BERLIN (JTA) — A former SS member, now 93, was charged in Germany as an accessory to the murder of 170,000 people, mostly Jews, at the Auschwitz-Birkenau concentration camp.
The district court of Detmold must now decide whether to allow the prosecution to proceed after charges were filed Monday. The man, one of several former guards who have been investigated and charged in recent months, has not been named.
The man reportedly has admitted to being stationed at the camp from early 1942, but he denies having any involvement in murder, according to the state prosecutor of Dortmund.

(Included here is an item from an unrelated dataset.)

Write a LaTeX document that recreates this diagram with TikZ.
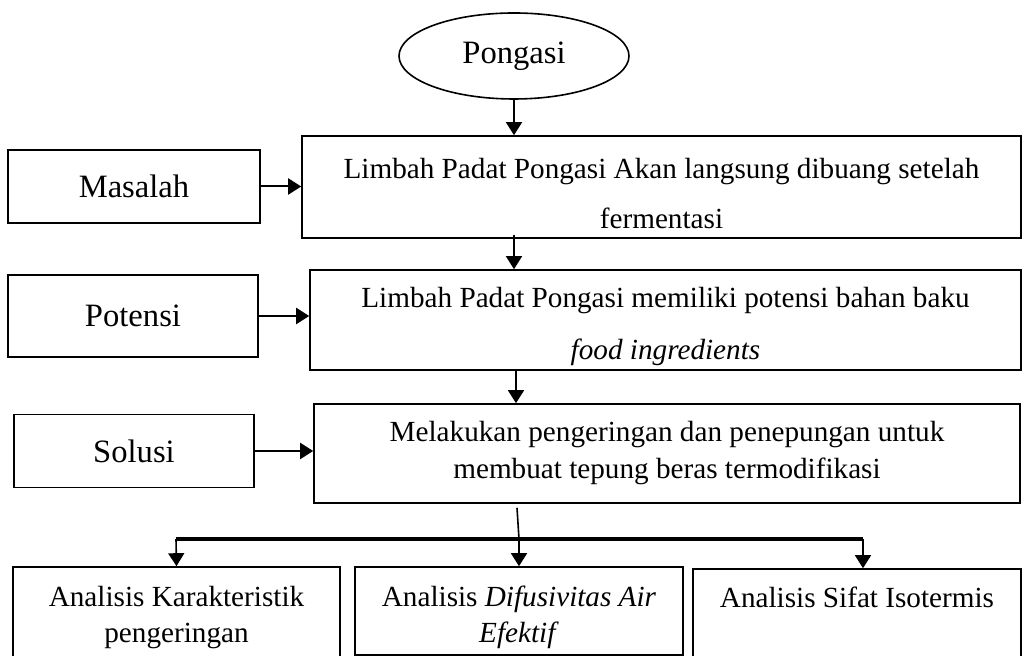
\documentclass[tikz,border=0pt]{standalone}
\usepackage{fontspec}
\setmainfont{Liberation Serif}
\usetikzlibrary{shapes.geometric,arrows.meta,calc}
\tikzset{
  box/.style={draw,line width=0.8pt,rectangle,inner sep=0pt,align=center,font=\fontsize{14.6}{25}\selectfont},
  side/.style={box,font=\fontsize{16.3}{20}\selectfont},
  arr/.style={line width=0.8pt,-{Triangle[length=6.5pt,width=8pt]}},
  sidearr/.style={line width=1pt,-{Triangle[length=6.5pt,width=8pt]}},
  barline/.style={line width=1.6pt},
}
\begin{document}
\begin{tikzpicture}[x=0.5pt,y=-0.5pt]
\clip (0,0) rectangle (1023,656);
\node[draw,ellipse,line width=0.8pt,minimum width=115pt,minimum height=43pt,inner sep=0pt,font=\fontsize{16.3}{20}\selectfont] (pongasi) at (514,56) {Pongasi};
\node[box,minimum width=359.5pt,minimum height=51pt] (box1) at (661.5,187) {\rule{0pt}{17pt}Limbah Padat Pongasi Akan langsung dibuang setelah\\fermentasi};
\node[side,minimum width=126pt,minimum height=36.5pt] (masalah) at (134,186.5) {Masalah};
\node[box,minimum width=355.5pt,minimum height=50pt,font=\fontsize{14.6}{26}\selectfont] (box2) at (665.5,320) {\rule{0pt}{17pt}Limbah Padat Pongasi memiliki potensi bahan baku\\\textit{food ingredients}};
\node[side,minimum width=125pt,minimum height=41pt] (potensi) at (133,316) {Potensi};
\node[box,minimum width=353pt,minimum height=49.5pt,font=\fontsize{14.6}{18.5}\selectfont] (box3) at (667,453.5) {Melakukan pengeringan dan penepungan untuk\\membuat tepung beras termodifikasi};
\node[side,minimum width=120pt,minimum height=36.5pt] (solusi) at (134,451) {Solusi};
\node[box,minimum width=163.5pt,minimum height=47pt,font=\fontsize{14.6}{18}\selectfont] (boxA) at (176.5,614) {\rule{0pt}{14pt}Analisis Karakteristik\\pengeringan};
\node[box,minimum width=164pt,minimum height=44pt,font=\fontsize{14.6}{18}\selectfont] (boxB) at (519,611) {\rule{0pt}{17pt}Analisis \textit{Difusivitas Air}\\\textit{Efektif}};
\node[box,minimum width=164pt,minimum height=46pt,font=\fontsize{14.6}{18}\selectfont] (boxC) at (857,615) {Analisis Sifat Isotermis\\\mbox{}};
\coordinate (bl) at (176,539);
\coordinate (bm) at (519,539);
\coordinate (br) at (863,539);
\draw[arr] (pongasi.south) -- (box1.north -| pongasi.south);
\draw[sidearr] (masalah.east) -- (masalah.east -| box1.west);
\draw[arr] ([yshift=2pt]pongasi.south |- box1.south) -- (pongasi.south |- box2.north);
\draw[sidearr] (potensi.east) -- (potensi.east -| box2.west);
\draw[arr] ([xshift=1pt]pongasi.south |- box2.south) -- ([xshift=1pt]pongasi.south |- box3.north);
\draw[sidearr] (solusi.east) -- (solusi.east -| box3.west);
\draw[line width=0.8pt] ([xshift=-75pt,yshift=-2pt]box3.south) -- (bm);
\draw[barline] (bl) -- (br);
\draw[arr] (bl) -- (boxA.north);
\draw[arr] (bm) -- (boxB.north);
\draw[arr] (br) -- (br |- boxC.north);
\end{tikzpicture}
\end{document}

Investigators say the accused was involved in murders from January 1943 to June 1944 involving Jews deported from Hungary, mass shooting operations and the “selection” of ill and weak deportees on the arrival ramp for extermination, the German broadcasting agency WDR reported. He also allegedly knew that the systematic murder could not have taken place without assistants like him, according to the charge.
It is possible that the accused will not be tried due to his age. Similar cases were dropped in 2014 for that reason, WDR reported.

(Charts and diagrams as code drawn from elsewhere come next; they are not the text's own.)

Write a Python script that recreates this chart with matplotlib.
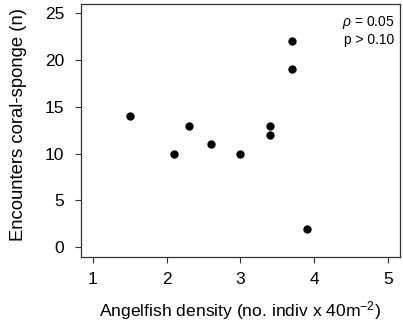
import matplotlib
matplotlib.use("Agg")
import matplotlib.pyplot as plt

plt.rcParams['font.family'] = ['Liberation Sans', 'DejaVu Sans']
plt.rcParams['mathtext.fontset'] = 'custom'
plt.rcParams['mathtext.rm'] = 'Liberation Sans'
plt.rcParams['mathtext.it'] = 'Liberation Sans:italic'

density = [1.5, 2.1, 2.3, 2.6, 3.0, 3.4, 3.4, 3.7, 3.7, 3.9]
encounters = [14, 10, 13, 11, 10, 13, 12, 22, 19, 2]
xticks = [1, 2, 3, 4, 5]
yticks = [0, 5, 10, 15, 20, 25]

fig = plt.figure(figsize=(4.03, 3.23), dpi=100)
ax = fig.add_axes([81/403, 1 - 257/323, (399.5 - 81)/403, (257 - 4)/323])
ax.scatter(density, encounters, s=36, color='black', zorder=3, linewidths=0)
ax.set_xlim(0.84, 5.16)
ax.set_ylim(-1.04, 26.0)
ax.set_xticks(xticks)
ax.set_yticks(yticks)
ax.tick_params(direction='out', length=4, width=0.8, labelsize=12.5, color='#333333')
ax.tick_params(axis='y', pad=8)
ax.tick_params(axis='x', pad=6.5)
for s in ax.spines.values():
    s.set_linewidth(0.9)
    s.set_color('#333333')
ax.set_xlabel('Angelfish density (no. indiv x 40m$^{\\mathregular{-2}}$)', fontsize=12.6, labelpad=9)
ax.set_ylabel('Encounters coral-sponge (n)', fontsize=13.3, labelpad=13, y=0.525)
ax.text(0.985, 0.96, '$\\rho$ = 0.05\np > 0.10', transform=ax.transAxes,
        ha='right', va='top', fontsize=10, linespacing=1.15)
fig.savefig('out.png', dpi=100)
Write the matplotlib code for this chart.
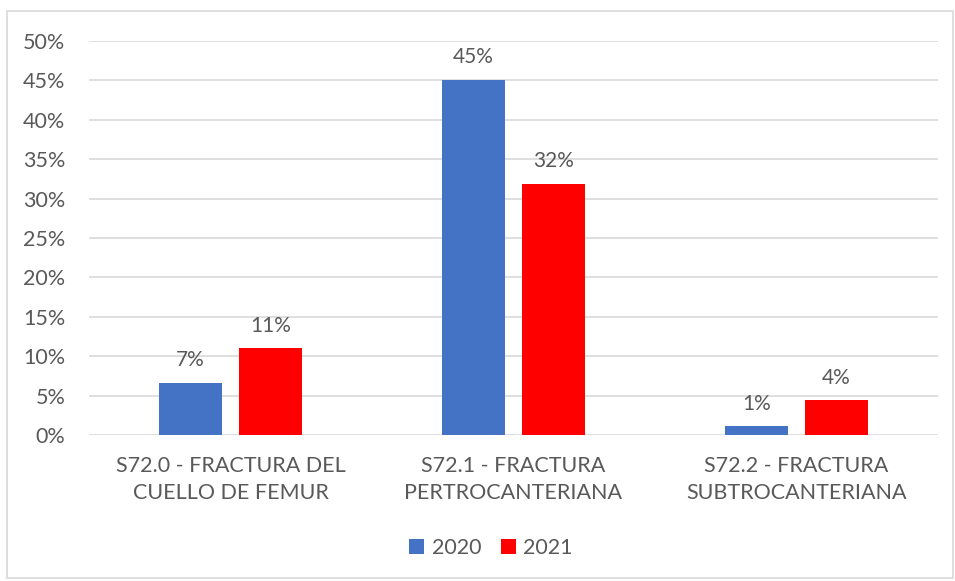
import matplotlib
matplotlib.use("Agg")
import matplotlib.pyplot as plt
from matplotlib.patches import Rectangle
import numpy as np

categories = ["S72.0 - FRACTURA DEL\nCUELLO DE FEMUR",
              "S72.1 - FRACTURA\nPERTROCANTERIANA",
              "S72.2 - FRACTURA\nSUBTROCANTERIANA"]
series_names = ["2020", "2021"]
values_2020 = [6.6, 45.1, 1.1]
values_2021 = [11.0, 31.9, 4.4]
labels_2020 = ["7%", "45%", "1%"]
labels_2021 = ["11%", "32%", "4%"]
colors = ["#4472C4", "#FF0000"]
text_color = "#595959"

plt.rcParams['font.family'] = ['Lato', 'DejaVu Sans']

fig = plt.figure(figsize=(9.55, 5.81), dpi=100)
# outer border
fig.patches.append(Rectangle((7/955, 3/581), 946/955, 567/581, transform=fig.transFigure,
                             fill=False, edgecolor="#D9D9D9", linewidth=1.2))
ax = fig.add_axes([89/955, 1 - 435/581, 849/955, 394/581])

x = np.arange(len(categories))
w = 0.226
off = 0.1413
b1 = ax.bar(x - off, values_2020, w, color=colors[0], label=series_names[0], zorder=3)
b2 = ax.bar(x + off, values_2021, w, color=colors[1], label=series_names[1], zorder=3)
for bars, labs in ((b1, labels_2020), (b2, labels_2021)):
    for r, l in zip(bars, labs):
        ax.annotate(l, (r.get_x() + r.get_width() / 2, r.get_height()), xytext=(0, 9),
                    textcoords="offset points", ha="center", va="bottom",
                    fontsize=15, color=text_color)

ax.set_xlim(-0.5, 2.5)
ax.set_ylim(0, 50)
ax.set_yticks(np.arange(0, 51, 5))
ax.set_yticklabels([f"{v}%" for v in range(0, 51, 5)])
ax.set_xticks(x)
ax.set_xticklabels(categories, linespacing=1.45)
ax.grid(axis="y", color="#D9D9D9", linewidth=1.2, zorder=0)
for s in ax.spines.values():
    s.set_visible(False)
ax.tick_params(axis="both", length=0, labelsize=15.5, colors=text_color)
ax.tick_params(axis="y", pad=17)
ax.tick_params(axis="x", pad=15)

leg = fig.legend(handles=[b1, b2], labels=series_names, loc="center",
                 bbox_to_anchor=(491/955, 1 - 548/581), ncol=2, frameon=False,
                 fontsize=15.5, handlelength=0.7, handleheight=0.7,
                 columnspacing=0.9, handletextpad=0.35)
for t in leg.get_texts():
    t.set_color(text_color)

fig.savefig("out.png", dpi=100)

An investigation was opened recently against a 93-year-old woman in Hamburg, Hilde Michnia, for her role as an SS guard during a death march. She has denied participating in any atrocities.
In the city of Luneburg, former Waffen SS member Oskar Groening, also 93, has admitted to being a guard at Auschwitz and expressed shame for having been “a cog in the killing machine that eliminated millions of innocent people.” He allegedly was involved with removing luggage from the arrival platform, so that new arrivals would not see evidence of the murder of those who had preceded them.
Clues leading to about 30 suspects in late 2013 came from the Central Office for the Investigation of National Socialist Crimes in Ludwigsburg, which made a major push to identify former death camp guards after the conviction of John Demjanjuk in 2011 for his role in the murders of nearly 30,000 Jews in the Sobibor concentration camp in Poland.
The case set the precedent that being a guard at a death camp was sufficient to prove complicity in murder.